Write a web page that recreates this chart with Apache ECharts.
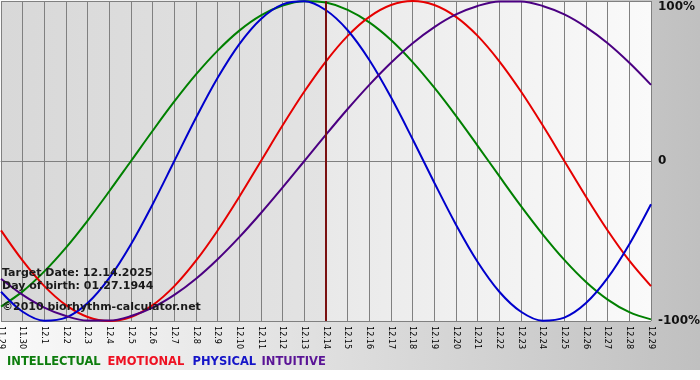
<!DOCTYPE html>
<html>
<head>
<meta charset="utf-8">
<script src="https://cdn.jsdelivr.net/npm/echarts@6/dist/echarts.min.js"></script>
<style>html,body{margin:0;padding:0;background:#fff}#c{width:700px;height:380px}</style>
</head>
<body>
<div id="c"></div>
<script>
const categories = ['11.29','11.30','12.1','12.2','12.3','12.4','12.5','12.6','12.7','12.8','12.9','12.10','12.11','12.12','12.13','12.14','12.15','12.16','12.17','12.18','12.19','12.20','12.21','12.22','12.23','12.24','12.25','12.26','12.27','12.28','12.29'];
const intellectual = [-91.0,-81.5,-69.0,-54.1,-37.2,-18.9,0,18.9,37.2,54.1,69.0,81.5,91.0,97.2,99.9,99.0,94.5,86.6,75.6,61.8,45.8,28.2,9.5,-9.5,-28.2,-45.8,-61.8,-75.6,-86.6,-94.5,-99.0];
const emotional = [-43.4,-62.3,-78.2,-90.1,-97.5,-100,-97.5,-90.1,-78.2,-62.3,-43.4,-22.3,0,22.3,43.4,62.3,78.2,90.1,97.5,100,97.5,90.1,78.2,62.3,43.4,22.3,0,-22.3,-43.4,-62.3,-78.2];
const physical = [-81.7,-94.2,-99.8,-97.9,-88.8,-73.1,-52.0,-27.0,0,27.0,52.0,73.1,88.8,97.9,99.8,94.2,81.7,63.1,39.8,13.6,-13.6,-39.8,-63.1,-81.7,-94.2,-99.8,-97.9,-88.8,-73.1,-52.0,-27.0];
const intuitive = [-73.6,-83.7,-91.6,-96.9,-99.7,-99.7,-96.9,-91.6,-83.7,-73.6,-61.4,-47.6,-32.5,-16.5,0,16.5,32.5,47.6,61.4,73.6,83.7,91.6,96.9,99.7,99.7,96.9,91.6,83.7,73.6,61.4,47.6];
const targetDay = '12.14';
const infoLines = ['Target Date: 12.14.2025', 'Day of birth: 01.27.1944', '\u00A92010 biorhythm-calculator.net'];
const legendNames = ['INTELLECTUAL', 'EMOTIONAL', 'PHYSICAL', 'INTUITIVE'];

const lineColors = ['#008000', '#e60000', '#0000cc', '#4b0082'];
const legendColors = ['#0d7d0d', '#ee1122', '#1515c8', '#5a1496'];
const legendX = [7, 107.5, 192.5, 261.5];
const infoY = [273, 286.5, 307];

const chart = echarts.init(document.getElementById('c'), null, {renderer: 'canvas'});
const seriesData = [intellectual, emotional, physical, intuitive];
const targetFrac = categories.indexOf(targetDay) / (categories.length - 1);

const graphics = [
  {type: 'rect', z: -100, silent: true, shape: {x: 0, y: 0, width: 700, height: 370},
   style: {fill: new echarts.graphic.LinearGradient(0, 0, 1, 0, [{offset: 0, color: '#fafafa'}, {offset: 1, color: '#c0c0c0'}])}}
];
infoLines.forEach((t, i) => graphics.push({
  type: 'text', z: 100, x: 2, y: infoY[i], silent: true,
  style: {text: t, fill: '#1a1a1a', font: 'bold 11px "DejaVu Sans"', verticalAlign: 'middle', align: 'left'}
}));
legendNames.forEach((t, i) => graphics.push({
  type: 'text', z: 100, x: legendX[i], y: 362, silent: true,
  style: {text: t, fill: legendColors[i], font: 'bold 11.5px "DejaVu Sans"', verticalAlign: 'middle', align: 'left'}
}));

const series = [];
legendNames.forEach((n, i) => series.push({
  name: n, type: 'line', data: seriesData[i], smooth: 0.34, symbol: 'none', z: 3,
  lineStyle: {color: lineColors[i], width: 2}, itemStyle: {color: lineColors[i]}
}));
series.push({
  type: 'line', data: [], z: 4, silent: true,
  markLine: {silent: true, symbol: 'none', label: {show: false},
    lineStyle: {color: '#7a1010', width: 2, type: 'solid'},
    data: [{xAxis: targetDay}]}
});

chart.setOption({
  animation: false,
  graphic: graphics,
  grid: {left: 1, top: 1, width: 650, height: 320, containLabel: false, outerBoundsMode: 'none',
    show: true, borderWidth: 0,
    backgroundColor: new echarts.graphic.LinearGradient(0, 0, 1, 0, [
      {offset: 0, color: '#d8d8d8'}, {offset: targetFrac, color: '#e3e3e3'},
      {offset: targetFrac, color: '#e9e9e9'}, {offset: 1, color: '#fafafa'}])},
  xAxis: {
    type: 'category', data: categories, boundaryGap: false,
    axisLine: {show: true, lineStyle: {color: '#808080', width: 1}},
    axisTick: {show: true, length: 4, interval: 0, lineStyle: {color: '#808080'}},
    splitLine: {show: true, interval: 0, lineStyle: {color: '#808080', width: 1}},
    axisLabel: {interval: 0, rotate: -90, margin: 5, color: '#000', fontSize: 9, fontFamily: '"DejaVu Sans Condensed", "Liberation Sans Narrow", "Liberation Sans", Arial, sans-serif'}
  },
  yAxis: {
    type: 'value', position: 'right', min: -100, max: 100, interval: 100,
    axisLine: {show: false}, axisTick: {show: false},
    splitLine: {show: true, lineStyle: {color: '#808080', width: 1}},
    axisLabel: {
      margin: 7, color: '#111', fontSize: 12, fontWeight: 'bold', fontFamily: '"DejaVu Sans"', align: 'left',
      formatter: v => v === 100 ? '{t|100%}' : (v === 0 ? '0' : v + '%'),
      rich: {t: {padding: [12, 0, 0, 0], color: '#111', fontSize: 12, fontWeight: 'bold', fontFamily: '"DejaVu Sans"'}}
    }
  },
  series: series
});
</script>
</body>
</html>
● ● ● ●
**The problem**
Copy the data exactly. Any picture it contains is to be omitted.

**The output**
Write a web page that recreates this chart with Apache ECharts.
<!DOCTYPE html>
<html>
<head>
<meta charset="utf-8">
<script src="https://cdn.jsdelivr.net/npm/echarts@6/dist/echarts.min.js"></script>
<style>html,body{margin:0;padding:0;background:#fff}#c{width:700px;height:380px}</style>
</head>
<body>
<div id="c"></div>
<script>
const categories = ['11.29','11.30','12.1','12.2','12.3','12.4','12.5','12.6','12.7','12.8','12.9','12.10','12.11','12.12','12.13','12.14','12.15','12.16','12.17','12.18','12.19','12.20','12.21','12.22','12.23','12.24','12.25','12.26','12.27','12.28','12.29'];
const intellectual = [-91.0,-81.5,-69.0,-54.1,-37.2,-18.9,0,18.9,37.2,54.1,69.0,81.5,91.0,97.2,99.9,99.0,94.5,86.6,75.6,61.8,45.8,28.2,9.5,-9.5,-28.2,-45.8,-61.8,-75.6,-86.6,-94.5,-99.0];
const emotional = [-43.4,-62.3,-78.2,-90.1,-97.5,-100,-97.5,-90.1,-78.2,-62.3,-43.4,-22.3,0,22.3,43.4,62.3,78.2,90.1,97.5,100,97.5,90.1,78.2,62.3,43.4,22.3,0,-22.3,-43.4,-62.3,-78.2];
const physical = [-81.7,-94.2,-99.8,-97.9,-88.8,-73.1,-52.0,-27.0,0,27.0,52.0,73.1,88.8,97.9,99.8,94.2,81.7,63.1,39.8,13.6,-13.6,-39.8,-63.1,-81.7,-94.2,-99.8,-97.9,-88.8,-73.1,-52.0,-27.0];
const intuitive = [-73.6,-83.7,-91.6,-96.9,-99.7,-99.7,-96.9,-91.6,-83.7,-73.6,-61.4,-47.6,-32.5,-16.5,0,16.5,32.5,47.6,61.4,73.6,83.7,91.6,96.9,99.7,99.7,96.9,91.6,83.7,73.6,61.4,47.6];
const targetDay = '12.14';
const infoLines = ['Target Date: 12.14.2025', 'Day of birth: 01.27.1944', '\u00A92010 biorhythm-calculator.net'];
const legendNames = ['INTELLECTUAL', 'EMOTIONAL', 'PHYSICAL', 'INTUITIVE'];

const lineColors = ['#008000', '#e60000', '#0000cc', '#4b0082'];
const legendColors = ['#0d7d0d', '#ee1122', '#1515c8', '#5a1496'];
const legendX = [7, 107.5, 192.5, 261.5];
const infoY = [273, 286.5, 307];

const chart = echarts.init(document.getElementById('c'), null, {renderer: 'canvas'});
const seriesData = [intellectual, emotional, physical, intuitive];
const targetFrac = categories.indexOf(targetDay) / (categories.length - 1);

const graphics = [
  {type: 'rect', z: -100, silent: true, shape: {x: 0, y: 0, width: 700, height: 370},
   style: {fill: new echarts.graphic.LinearGradient(0, 0, 1, 0, [{offset: 0, color: '#fafafa'}, {offset: 1, color: '#c0c0c0'}])}}
];
infoLines.forEach((t, i) => graphics.push({
  type: 'text', z: 100, x: 2, y: infoY[i], silent: true,
  style: {text: t, fill: '#1a1a1a', font: 'bold 11px "DejaVu Sans"', verticalAlign: 'middle', align: 'left'}
}));
legendNames.forEach((t, i) => graphics.push({
  type: 'text', z: 100, x: legendX[i], y: 362, silent: true,
  style: {text: t, fill: legendColors[i], font: 'bold 11.5px "DejaVu Sans"', verticalAlign: 'middle', align: 'left'}
}));

const series = [];
legendNames.forEach((n, i) => series.push({
  name: n, type: 'line', data: seriesData[i], smooth: 0.34, symbol: 'none', z: 3,
  lineStyle: {color: lineColors[i], width: 2}, itemStyle: {color: lineColors[i]}
}));
series.push({
  type: 'line', data: [], z: 4, silent: true,
  markLine: {silent: true, symbol: 'none', label: {show: false},
    lineStyle: {color: '#7a1010', width: 2, type: 'solid'},
    data: [{xAxis: targetDay}]}
});

chart.setOption({
  animation: false,
  graphic: graphics,
  grid: {left: 1, top: 1, width: 650, height: 320, containLabel: false, outerBoundsMode: 'none',
    show: true, borderWidth: 0,
    backgroundColor: new echarts.graphic.LinearGradient(0, 0, 1, 0, [
      {offset: 0, color: '#d8d8d8'}, {offset: targetFrac, color: '#e3e3e3'},
      {offset: targetFrac, color: '#e9e9e9'}, {offset: 1, color: '#fafafa'}])},
  xAxis: {
    type: 'category', data: categories, boundaryGap: false,
    axisLine: {show: true, lineStyle: {color: '#808080', width: 1}},
    axisTick: {show: true, length: 4, interval: 0, lineStyle: {color: '#808080'}},
    splitLine: {show: true, interval: 0, lineStyle: {color: '#808080', width: 1}},
    axisLabel: {interval: 0, rotate: -90, margin: 5, color: '#000', fontSize: 9, fontFamily: '"DejaVu Sans Condensed", "Liberation Sans Narrow", "Liberation Sans", Arial, sans-serif'}
  },
  yAxis: {
    type: 'value', position: 'right', min: -100, max: 100, interval: 100,
    axisLine: {show: false}, axisTick: {show: false},
    splitLine: {show: true, lineStyle: {color: '#808080', width: 1}},
    axisLabel: {
      margin: 7, color: '#111', fontSize: 12, fontWeight: 'bold', fontFamily: '"DejaVu Sans"', align: 'left',
      formatter: v => v === 100 ? '{t|100%}' : (v === 0 ? '0' : v + '%'),
      rich: {t: {padding: [12, 0, 0, 0], color: '#111', fontSize: 12, fontWeight: 'bold', fontFamily: '"DejaVu Sans"'}}
    }
  },
  series: series
});
</script>
</body>
</html>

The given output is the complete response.